Rows from a dataset of charts and code
__________________________________________________

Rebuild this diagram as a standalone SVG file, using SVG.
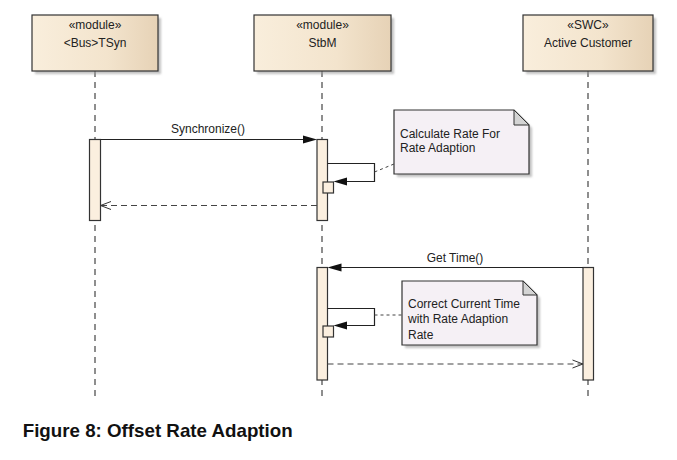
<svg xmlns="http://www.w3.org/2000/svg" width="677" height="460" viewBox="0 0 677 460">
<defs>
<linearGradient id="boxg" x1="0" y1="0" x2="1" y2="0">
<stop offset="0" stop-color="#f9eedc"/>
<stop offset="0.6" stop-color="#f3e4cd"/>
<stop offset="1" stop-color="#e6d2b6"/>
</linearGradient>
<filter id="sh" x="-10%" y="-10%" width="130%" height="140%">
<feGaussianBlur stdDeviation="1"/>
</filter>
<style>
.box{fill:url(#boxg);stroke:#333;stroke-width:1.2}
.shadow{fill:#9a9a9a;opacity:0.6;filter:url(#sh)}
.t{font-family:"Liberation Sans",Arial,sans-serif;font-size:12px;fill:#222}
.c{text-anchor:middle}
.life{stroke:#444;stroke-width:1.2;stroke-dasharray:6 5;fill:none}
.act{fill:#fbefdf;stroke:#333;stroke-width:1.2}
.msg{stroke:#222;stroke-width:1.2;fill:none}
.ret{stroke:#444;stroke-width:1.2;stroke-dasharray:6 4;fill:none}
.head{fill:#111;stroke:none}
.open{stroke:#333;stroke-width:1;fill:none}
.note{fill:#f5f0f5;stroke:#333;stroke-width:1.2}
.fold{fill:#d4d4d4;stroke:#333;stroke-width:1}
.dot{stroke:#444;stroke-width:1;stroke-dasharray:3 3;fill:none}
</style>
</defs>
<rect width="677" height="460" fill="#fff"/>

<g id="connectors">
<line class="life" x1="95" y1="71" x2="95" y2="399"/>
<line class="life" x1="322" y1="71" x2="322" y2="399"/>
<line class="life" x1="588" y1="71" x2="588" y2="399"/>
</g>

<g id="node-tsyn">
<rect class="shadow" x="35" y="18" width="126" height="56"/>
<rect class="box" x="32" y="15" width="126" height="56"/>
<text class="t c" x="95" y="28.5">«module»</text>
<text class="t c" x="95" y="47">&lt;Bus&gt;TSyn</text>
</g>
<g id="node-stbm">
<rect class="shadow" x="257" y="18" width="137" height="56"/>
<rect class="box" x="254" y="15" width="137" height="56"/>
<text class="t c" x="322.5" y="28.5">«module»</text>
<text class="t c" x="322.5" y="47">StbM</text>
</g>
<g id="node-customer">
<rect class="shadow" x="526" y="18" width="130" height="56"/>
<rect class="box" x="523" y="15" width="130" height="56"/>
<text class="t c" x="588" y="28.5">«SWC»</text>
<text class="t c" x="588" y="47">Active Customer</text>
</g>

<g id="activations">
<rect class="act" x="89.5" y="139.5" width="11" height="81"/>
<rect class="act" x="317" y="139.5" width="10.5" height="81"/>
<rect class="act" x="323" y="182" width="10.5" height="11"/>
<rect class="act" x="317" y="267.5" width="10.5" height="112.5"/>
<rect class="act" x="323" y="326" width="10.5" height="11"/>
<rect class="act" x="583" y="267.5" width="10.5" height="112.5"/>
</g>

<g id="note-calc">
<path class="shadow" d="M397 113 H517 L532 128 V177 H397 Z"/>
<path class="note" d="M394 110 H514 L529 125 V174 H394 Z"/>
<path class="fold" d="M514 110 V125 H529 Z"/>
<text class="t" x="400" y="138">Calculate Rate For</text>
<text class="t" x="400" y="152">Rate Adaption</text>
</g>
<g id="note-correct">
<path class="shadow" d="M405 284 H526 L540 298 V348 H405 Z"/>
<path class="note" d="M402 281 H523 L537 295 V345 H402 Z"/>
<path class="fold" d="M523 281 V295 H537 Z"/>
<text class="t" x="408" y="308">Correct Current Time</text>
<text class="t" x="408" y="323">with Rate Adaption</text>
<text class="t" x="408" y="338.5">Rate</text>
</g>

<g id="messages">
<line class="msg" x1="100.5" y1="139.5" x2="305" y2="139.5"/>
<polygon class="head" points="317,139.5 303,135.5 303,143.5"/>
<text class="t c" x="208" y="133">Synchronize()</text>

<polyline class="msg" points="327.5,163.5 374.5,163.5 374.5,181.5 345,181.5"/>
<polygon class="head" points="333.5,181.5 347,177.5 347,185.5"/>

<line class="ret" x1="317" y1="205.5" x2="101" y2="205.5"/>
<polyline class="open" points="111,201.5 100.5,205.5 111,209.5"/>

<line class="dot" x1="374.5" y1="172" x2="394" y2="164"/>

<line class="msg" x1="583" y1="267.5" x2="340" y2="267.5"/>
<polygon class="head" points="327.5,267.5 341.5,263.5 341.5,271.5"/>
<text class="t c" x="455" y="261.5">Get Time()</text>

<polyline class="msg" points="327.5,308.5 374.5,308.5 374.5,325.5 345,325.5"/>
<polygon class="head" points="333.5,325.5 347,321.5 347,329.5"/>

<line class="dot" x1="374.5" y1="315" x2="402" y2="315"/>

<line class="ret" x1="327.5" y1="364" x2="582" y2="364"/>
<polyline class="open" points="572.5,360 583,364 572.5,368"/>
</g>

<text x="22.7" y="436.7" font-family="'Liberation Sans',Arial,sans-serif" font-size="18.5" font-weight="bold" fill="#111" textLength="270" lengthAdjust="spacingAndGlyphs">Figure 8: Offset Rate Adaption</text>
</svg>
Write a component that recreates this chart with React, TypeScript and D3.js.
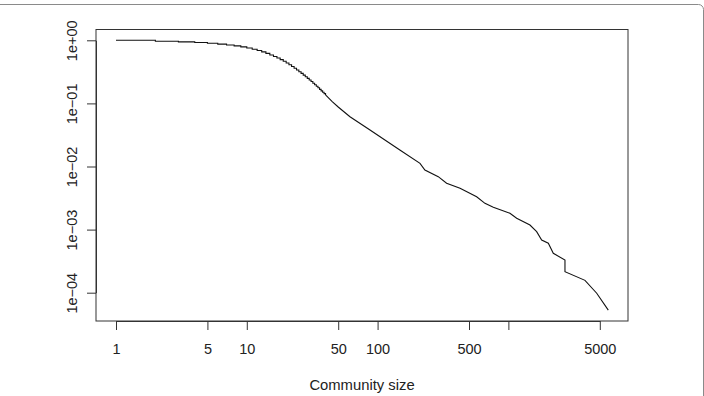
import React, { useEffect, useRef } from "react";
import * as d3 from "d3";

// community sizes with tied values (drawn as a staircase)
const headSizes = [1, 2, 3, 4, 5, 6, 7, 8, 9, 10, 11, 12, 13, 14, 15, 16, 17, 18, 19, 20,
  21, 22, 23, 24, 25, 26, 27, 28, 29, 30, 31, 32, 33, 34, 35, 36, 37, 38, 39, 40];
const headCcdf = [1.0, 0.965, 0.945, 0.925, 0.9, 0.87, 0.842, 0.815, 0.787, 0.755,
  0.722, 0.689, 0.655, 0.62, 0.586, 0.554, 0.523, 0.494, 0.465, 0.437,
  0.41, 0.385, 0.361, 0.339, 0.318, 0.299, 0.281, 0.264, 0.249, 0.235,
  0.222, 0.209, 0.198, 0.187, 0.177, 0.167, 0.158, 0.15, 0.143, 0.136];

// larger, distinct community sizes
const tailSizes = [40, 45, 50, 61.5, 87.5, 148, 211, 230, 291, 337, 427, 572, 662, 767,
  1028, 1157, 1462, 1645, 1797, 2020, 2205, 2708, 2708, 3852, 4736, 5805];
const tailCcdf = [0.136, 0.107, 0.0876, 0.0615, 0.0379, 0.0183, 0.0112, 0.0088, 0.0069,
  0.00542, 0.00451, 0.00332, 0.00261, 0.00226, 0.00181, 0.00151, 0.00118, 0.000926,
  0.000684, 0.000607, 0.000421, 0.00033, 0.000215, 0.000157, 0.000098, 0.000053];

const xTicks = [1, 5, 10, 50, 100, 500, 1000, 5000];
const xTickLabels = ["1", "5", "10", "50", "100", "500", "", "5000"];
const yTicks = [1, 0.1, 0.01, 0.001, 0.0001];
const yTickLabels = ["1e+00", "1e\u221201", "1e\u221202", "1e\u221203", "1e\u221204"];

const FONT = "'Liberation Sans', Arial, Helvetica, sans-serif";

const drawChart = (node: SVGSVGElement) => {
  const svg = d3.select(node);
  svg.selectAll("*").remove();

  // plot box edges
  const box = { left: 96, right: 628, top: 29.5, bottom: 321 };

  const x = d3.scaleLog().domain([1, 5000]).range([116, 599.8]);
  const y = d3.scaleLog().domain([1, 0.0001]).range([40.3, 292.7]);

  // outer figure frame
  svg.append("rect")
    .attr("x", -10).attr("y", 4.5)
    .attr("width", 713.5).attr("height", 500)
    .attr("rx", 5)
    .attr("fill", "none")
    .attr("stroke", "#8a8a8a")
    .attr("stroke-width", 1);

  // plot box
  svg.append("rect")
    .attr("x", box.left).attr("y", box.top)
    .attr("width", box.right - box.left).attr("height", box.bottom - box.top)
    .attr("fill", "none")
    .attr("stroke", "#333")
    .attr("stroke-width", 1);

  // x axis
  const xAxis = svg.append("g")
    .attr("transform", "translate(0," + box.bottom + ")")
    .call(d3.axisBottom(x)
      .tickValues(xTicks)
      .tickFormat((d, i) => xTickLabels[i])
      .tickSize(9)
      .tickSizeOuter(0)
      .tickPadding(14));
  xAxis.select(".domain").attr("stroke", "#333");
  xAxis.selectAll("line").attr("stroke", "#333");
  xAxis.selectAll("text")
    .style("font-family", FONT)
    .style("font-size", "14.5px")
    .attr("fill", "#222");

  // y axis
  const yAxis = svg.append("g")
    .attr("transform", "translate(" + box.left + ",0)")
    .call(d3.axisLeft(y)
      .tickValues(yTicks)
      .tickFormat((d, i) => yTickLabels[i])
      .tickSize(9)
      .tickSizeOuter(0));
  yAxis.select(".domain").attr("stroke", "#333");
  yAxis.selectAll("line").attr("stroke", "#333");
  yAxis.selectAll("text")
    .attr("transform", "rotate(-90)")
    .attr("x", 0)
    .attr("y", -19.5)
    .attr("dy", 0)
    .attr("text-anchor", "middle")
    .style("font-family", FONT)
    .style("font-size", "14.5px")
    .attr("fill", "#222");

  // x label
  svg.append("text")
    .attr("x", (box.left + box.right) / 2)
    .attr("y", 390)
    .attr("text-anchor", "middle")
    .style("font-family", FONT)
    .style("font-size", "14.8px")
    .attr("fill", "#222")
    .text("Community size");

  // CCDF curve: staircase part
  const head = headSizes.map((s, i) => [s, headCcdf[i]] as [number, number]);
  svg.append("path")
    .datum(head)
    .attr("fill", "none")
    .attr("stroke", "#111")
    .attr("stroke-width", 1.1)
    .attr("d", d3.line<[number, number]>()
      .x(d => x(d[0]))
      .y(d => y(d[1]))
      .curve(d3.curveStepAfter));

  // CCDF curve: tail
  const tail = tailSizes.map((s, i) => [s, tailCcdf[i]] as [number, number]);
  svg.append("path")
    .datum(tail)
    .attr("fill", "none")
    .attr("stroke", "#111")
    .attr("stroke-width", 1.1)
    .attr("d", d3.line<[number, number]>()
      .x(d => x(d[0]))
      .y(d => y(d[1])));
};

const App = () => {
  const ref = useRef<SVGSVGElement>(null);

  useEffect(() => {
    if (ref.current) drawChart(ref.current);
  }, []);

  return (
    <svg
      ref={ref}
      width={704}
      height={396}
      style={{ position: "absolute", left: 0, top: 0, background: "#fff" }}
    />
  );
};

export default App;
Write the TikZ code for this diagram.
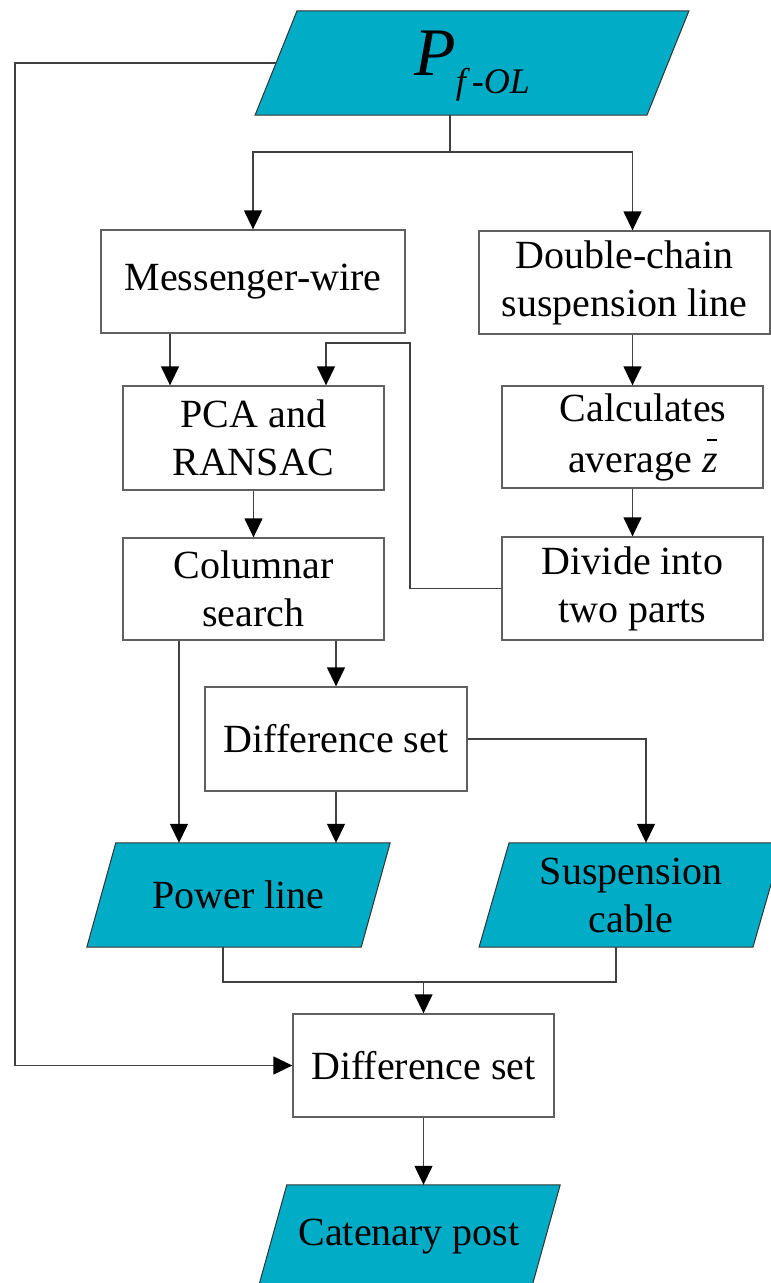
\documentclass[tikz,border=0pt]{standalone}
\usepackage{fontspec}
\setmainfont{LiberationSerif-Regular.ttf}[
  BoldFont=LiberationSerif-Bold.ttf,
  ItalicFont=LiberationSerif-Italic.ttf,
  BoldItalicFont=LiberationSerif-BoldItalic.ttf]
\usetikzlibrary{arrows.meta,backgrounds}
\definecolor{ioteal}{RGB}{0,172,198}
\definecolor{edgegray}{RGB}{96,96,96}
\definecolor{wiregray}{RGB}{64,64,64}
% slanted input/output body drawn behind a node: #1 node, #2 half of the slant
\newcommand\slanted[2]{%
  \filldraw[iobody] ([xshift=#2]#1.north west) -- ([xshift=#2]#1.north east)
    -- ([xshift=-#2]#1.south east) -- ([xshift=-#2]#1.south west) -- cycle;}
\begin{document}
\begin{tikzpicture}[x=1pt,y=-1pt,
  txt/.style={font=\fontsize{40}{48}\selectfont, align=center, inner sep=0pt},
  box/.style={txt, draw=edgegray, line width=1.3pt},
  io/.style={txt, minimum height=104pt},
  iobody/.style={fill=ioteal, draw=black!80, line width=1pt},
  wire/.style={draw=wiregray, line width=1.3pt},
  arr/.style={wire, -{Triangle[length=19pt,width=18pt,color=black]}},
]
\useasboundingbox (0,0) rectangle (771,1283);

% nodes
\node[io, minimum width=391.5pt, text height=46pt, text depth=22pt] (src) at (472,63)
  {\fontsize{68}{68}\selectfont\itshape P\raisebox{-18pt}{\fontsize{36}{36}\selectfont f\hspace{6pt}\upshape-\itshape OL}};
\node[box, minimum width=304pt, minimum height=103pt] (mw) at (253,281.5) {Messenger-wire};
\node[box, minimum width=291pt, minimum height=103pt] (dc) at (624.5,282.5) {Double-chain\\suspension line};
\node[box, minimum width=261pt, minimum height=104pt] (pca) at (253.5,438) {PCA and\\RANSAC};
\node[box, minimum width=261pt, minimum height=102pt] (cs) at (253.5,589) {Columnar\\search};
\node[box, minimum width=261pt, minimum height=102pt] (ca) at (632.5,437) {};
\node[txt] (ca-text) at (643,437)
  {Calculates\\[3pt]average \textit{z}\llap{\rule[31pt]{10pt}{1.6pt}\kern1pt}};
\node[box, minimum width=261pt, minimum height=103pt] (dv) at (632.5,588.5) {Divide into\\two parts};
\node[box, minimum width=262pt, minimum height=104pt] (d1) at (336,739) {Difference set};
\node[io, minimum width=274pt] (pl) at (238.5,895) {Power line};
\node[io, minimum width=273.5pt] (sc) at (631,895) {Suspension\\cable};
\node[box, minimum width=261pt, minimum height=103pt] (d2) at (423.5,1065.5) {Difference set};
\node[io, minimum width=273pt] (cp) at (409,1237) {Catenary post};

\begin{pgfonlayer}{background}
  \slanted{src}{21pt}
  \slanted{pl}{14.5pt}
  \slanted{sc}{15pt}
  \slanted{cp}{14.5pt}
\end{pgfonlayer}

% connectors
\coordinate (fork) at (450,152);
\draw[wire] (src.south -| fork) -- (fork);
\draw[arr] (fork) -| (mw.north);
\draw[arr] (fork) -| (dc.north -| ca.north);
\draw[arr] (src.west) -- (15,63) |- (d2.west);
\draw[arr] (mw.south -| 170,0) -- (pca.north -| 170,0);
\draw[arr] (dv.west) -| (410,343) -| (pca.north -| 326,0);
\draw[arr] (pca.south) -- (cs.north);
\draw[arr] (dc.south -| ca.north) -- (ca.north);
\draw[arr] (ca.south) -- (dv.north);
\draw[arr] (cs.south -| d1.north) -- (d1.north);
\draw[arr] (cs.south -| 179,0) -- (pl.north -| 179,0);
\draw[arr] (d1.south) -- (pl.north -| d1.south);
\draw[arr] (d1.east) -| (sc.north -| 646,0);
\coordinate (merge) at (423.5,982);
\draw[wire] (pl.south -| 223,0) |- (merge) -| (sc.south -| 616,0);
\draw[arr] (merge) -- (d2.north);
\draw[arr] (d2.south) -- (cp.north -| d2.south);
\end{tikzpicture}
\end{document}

__________________________________________________

> _BRIEF_:
Gather each line in these records that contains the string "React".

> _THE RESPONSE_:
Write a component that recreates this chart with React, TypeScript and D3.js.
import React, { useEffect, useRef } from "react";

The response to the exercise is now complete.